Provided data.
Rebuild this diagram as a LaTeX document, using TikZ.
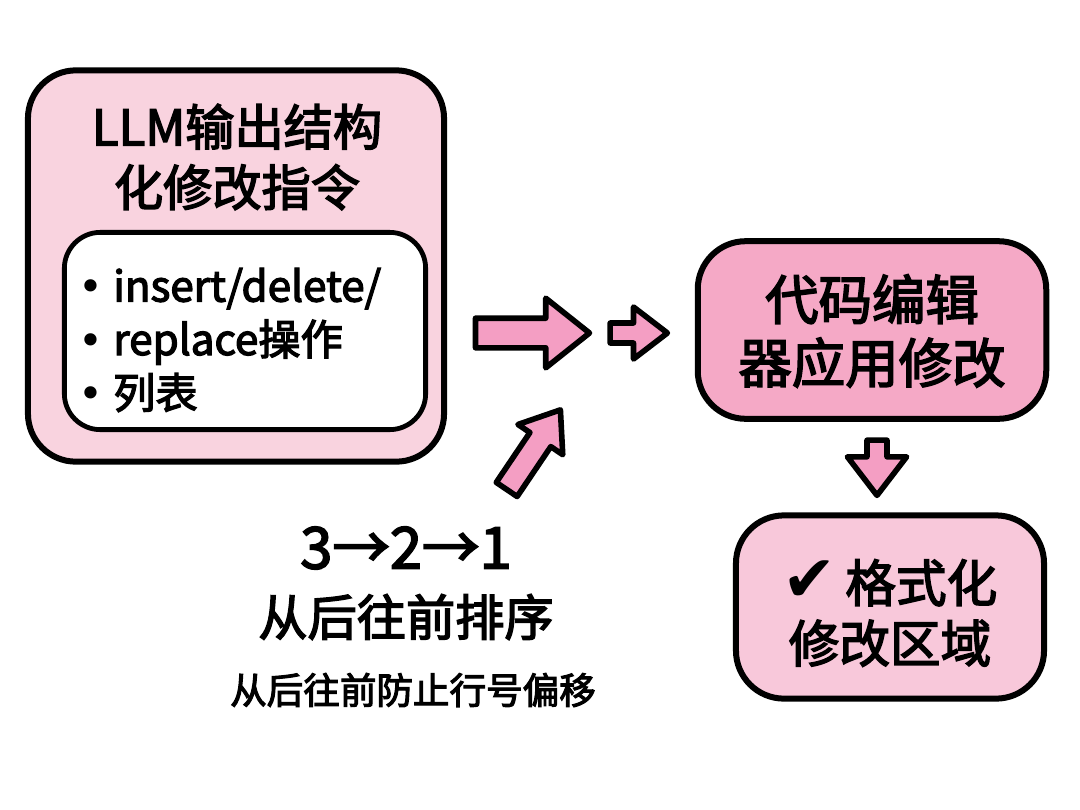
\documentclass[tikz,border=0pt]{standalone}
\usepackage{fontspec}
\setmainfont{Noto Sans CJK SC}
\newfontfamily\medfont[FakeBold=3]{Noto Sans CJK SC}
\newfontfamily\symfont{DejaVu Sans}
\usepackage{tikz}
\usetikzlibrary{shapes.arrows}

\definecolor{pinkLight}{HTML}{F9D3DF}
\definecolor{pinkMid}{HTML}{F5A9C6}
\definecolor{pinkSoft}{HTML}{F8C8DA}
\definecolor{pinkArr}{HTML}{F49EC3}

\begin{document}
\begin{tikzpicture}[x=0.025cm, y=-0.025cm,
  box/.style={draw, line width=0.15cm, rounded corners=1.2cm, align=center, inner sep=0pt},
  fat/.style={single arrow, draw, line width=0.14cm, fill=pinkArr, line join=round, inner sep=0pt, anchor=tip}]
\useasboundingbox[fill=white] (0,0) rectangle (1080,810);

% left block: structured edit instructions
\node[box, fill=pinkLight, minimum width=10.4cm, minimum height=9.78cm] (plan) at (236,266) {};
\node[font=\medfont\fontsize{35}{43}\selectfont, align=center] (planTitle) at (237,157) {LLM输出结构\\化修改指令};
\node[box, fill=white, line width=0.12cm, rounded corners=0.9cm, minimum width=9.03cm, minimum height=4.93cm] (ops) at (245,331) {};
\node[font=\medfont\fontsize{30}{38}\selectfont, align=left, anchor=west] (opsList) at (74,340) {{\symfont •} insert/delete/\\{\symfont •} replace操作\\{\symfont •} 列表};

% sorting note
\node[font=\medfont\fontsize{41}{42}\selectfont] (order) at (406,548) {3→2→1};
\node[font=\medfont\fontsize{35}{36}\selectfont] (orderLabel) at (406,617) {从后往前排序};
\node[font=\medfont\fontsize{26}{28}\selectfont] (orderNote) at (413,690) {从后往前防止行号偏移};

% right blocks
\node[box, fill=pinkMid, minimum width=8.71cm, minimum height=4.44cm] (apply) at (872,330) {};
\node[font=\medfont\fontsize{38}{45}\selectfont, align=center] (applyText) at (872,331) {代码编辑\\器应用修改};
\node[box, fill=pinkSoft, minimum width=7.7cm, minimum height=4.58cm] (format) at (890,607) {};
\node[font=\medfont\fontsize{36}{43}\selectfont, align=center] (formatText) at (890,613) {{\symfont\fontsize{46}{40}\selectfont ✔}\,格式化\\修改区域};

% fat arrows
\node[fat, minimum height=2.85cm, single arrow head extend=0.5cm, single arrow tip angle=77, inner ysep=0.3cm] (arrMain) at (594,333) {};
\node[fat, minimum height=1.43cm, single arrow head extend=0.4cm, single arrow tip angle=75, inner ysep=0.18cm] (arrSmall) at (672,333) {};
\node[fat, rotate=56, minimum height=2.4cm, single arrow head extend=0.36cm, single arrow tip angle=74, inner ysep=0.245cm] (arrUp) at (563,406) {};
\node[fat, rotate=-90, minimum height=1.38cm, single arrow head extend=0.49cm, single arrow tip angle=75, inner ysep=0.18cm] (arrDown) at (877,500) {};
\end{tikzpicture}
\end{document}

Exercise brief.
Restate the whole listing above exactly, please, omitting every image.

Exercise solution.
Rebuild this diagram as a LaTeX document, using TikZ.
\documentclass[tikz,border=0pt]{standalone}
\usepackage{fontspec}
\setmainfont{Noto Sans CJK SC}
\newfontfamily\medfont[FakeBold=3]{Noto Sans CJK SC}
\newfontfamily\symfont{DejaVu Sans}
\usepackage{tikz}
\usetikzlibrary{shapes.arrows}

\definecolor{pinkLight}{HTML}{F9D3DF}
\definecolor{pinkMid}{HTML}{F5A9C6}
\definecolor{pinkSoft}{HTML}{F8C8DA}
\definecolor{pinkArr}{HTML}{F49EC3}

\begin{document}
\begin{tikzpicture}[x=0.025cm, y=-0.025cm,
  box/.style={draw, line width=0.15cm, rounded corners=1.2cm, align=center, inner sep=0pt},
  fat/.style={single arrow, draw, line width=0.14cm, fill=pinkArr, line join=round, inner sep=0pt, anchor=tip}]
\useasboundingbox[fill=white] (0,0) rectangle (1080,810);

% left block: structured edit instructions
\node[box, fill=pinkLight, minimum width=10.4cm, minimum height=9.78cm] (plan) at (236,266) {};
\node[font=\medfont\fontsize{35}{43}\selectfont, align=center] (planTitle) at (237,157) {LLM输出结构\\化修改指令};
\node[box, fill=white, line width=0.12cm, rounded corners=0.9cm, minimum width=9.03cm, minimum height=4.93cm] (ops) at (245,331) {};
\node[font=\medfont\fontsize{30}{38}\selectfont, align=left, anchor=west] (opsList) at (74,340) {{\symfont •} insert/delete/\\{\symfont •} replace操作\\{\symfont •} 列表};

% sorting note
\node[font=\medfont\fontsize{41}{42}\selectfont] (order) at (406,548) {3→2→1};
\node[font=\medfont\fontsize{35}{36}\selectfont] (orderLabel) at (406,617) {从后往前排序};
\node[font=\medfont\fontsize{26}{28}\selectfont] (orderNote) at (413,690) {从后往前防止行号偏移};

% right blocks
\node[box, fill=pinkMid, minimum width=8.71cm, minimum height=4.44cm] (apply) at (872,330) {};
\node[font=\medfont\fontsize{38}{45}\selectfont, align=center] (applyText) at (872,331) {代码编辑\\器应用修改};
\node[box, fill=pinkSoft, minimum width=7.7cm, minimum height=4.58cm] (format) at (890,607) {};
\node[font=\medfont\fontsize{36}{43}\selectfont, align=center] (formatText) at (890,613) {{\symfont\fontsize{46}{40}\selectfont ✔}\,格式化\\修改区域};

% fat arrows
\node[fat, minimum height=2.85cm, single arrow head extend=0.5cm, single arrow tip angle=77, inner ysep=0.3cm] (arrMain) at (594,333) {};
\node[fat, minimum height=1.43cm, single arrow head extend=0.4cm, single arrow tip angle=75, inner ysep=0.18cm] (arrSmall) at (672,333) {};
\node[fat, rotate=56, minimum height=2.4cm, single arrow head extend=0.36cm, single arrow tip angle=74, inner ysep=0.245cm] (arrUp) at (563,406) {};
\node[fat, rotate=-90, minimum height=1.38cm, single arrow head extend=0.49cm, single arrow tip angle=75, inner ysep=0.18cm] (arrDown) at (877,500) {};
\end{tikzpicture}
\end{document}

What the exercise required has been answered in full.